■ AIM
Can you output the material exactly as written, minus any pictures it holds?
-------- DATASET EXCERPT
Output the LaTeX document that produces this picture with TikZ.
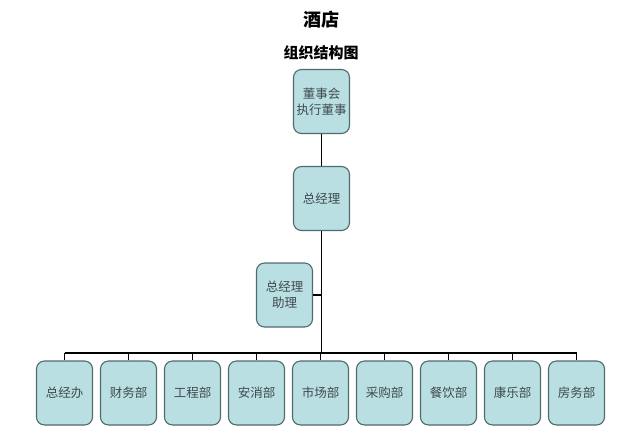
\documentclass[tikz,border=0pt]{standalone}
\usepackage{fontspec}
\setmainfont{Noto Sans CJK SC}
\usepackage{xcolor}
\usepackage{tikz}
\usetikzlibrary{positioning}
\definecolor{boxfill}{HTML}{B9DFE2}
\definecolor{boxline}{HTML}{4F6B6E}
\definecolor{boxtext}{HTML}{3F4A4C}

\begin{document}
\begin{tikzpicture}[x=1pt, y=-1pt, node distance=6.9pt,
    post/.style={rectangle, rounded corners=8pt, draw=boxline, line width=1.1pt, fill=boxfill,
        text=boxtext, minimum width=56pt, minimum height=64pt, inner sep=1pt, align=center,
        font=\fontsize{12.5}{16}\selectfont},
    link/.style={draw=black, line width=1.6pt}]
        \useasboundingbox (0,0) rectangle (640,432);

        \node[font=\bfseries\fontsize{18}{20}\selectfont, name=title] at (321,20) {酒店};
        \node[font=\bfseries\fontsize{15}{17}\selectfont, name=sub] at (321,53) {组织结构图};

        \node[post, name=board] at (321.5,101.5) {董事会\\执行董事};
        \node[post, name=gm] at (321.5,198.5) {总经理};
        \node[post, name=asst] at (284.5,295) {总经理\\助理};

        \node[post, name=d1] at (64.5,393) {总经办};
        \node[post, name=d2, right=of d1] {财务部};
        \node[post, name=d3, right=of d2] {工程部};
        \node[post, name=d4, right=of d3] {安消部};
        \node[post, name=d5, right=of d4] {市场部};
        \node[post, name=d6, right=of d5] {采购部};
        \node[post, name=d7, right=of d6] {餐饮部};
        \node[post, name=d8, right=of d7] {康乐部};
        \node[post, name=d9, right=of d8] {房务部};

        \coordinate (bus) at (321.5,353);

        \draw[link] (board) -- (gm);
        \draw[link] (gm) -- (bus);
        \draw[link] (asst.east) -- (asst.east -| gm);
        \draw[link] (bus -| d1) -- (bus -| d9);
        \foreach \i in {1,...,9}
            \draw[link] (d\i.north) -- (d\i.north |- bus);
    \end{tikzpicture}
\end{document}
----------------
■ CORRECT RESPONSE
Output the LaTeX document that produces this picture with TikZ.
\documentclass[tikz,border=0pt]{standalone}
\usepackage{fontspec}
\setmainfont{Noto Sans CJK SC}
\usepackage{xcolor}
\usepackage{tikz}
\usetikzlibrary{positioning}
\definecolor{boxfill}{HTML}{B9DFE2}
\definecolor{boxline}{HTML}{4F6B6E}
\definecolor{boxtext}{HTML}{3F4A4C}

\begin{document}
\begin{tikzpicture}[x=1pt, y=-1pt, node distance=6.9pt,
    post/.style={rectangle, rounded corners=8pt, draw=boxline, line width=1.1pt, fill=boxfill,
        text=boxtext, minimum width=56pt, minimum height=64pt, inner sep=1pt, align=center,
        font=\fontsize{12.5}{16}\selectfont},
    link/.style={draw=black, line width=1.6pt}]
        \useasboundingbox (0,0) rectangle (640,432);

        \node[font=\bfseries\fontsize{18}{20}\selectfont, name=title] at (321,20) {酒店};
        \node[font=\bfseries\fontsize{15}{17}\selectfont, name=sub] at (321,53) {组织结构图};

        \node[post, name=board] at (321.5,101.5) {董事会\\执行董事};
        \node[post, name=gm] at (321.5,198.5) {总经理};
        \node[post, name=asst] at (284.5,295) {总经理\\助理};

        \node[post, name=d1] at (64.5,393) {总经办};
        \node[post, name=d2, right=of d1] {财务部};
        \node[post, name=d3, right=of d2] {工程部};
        \node[post, name=d4, right=of d3] {安消部};
        \node[post, name=d5, right=of d4] {市场部};
        \node[post, name=d6, right=of d5] {采购部};
        \node[post, name=d7, right=of d6] {餐饮部};
        \node[post, name=d8, right=of d7] {康乐部};
        \node[post, name=d9, right=of d8] {房务部};

        \coordinate (bus) at (321.5,353);

        \draw[link] (board) -- (gm);
        \draw[link] (gm) -- (bus);
        \draw[link] (asst.east) -- (asst.east -| gm);
        \draw[link] (bus -| d1) -- (bus -| d9);
        \foreach \i in {1,...,9}
            \draw[link] (d\i.north) -- (d\i.north |- bus);
    \end{tikzpicture}
\end{document}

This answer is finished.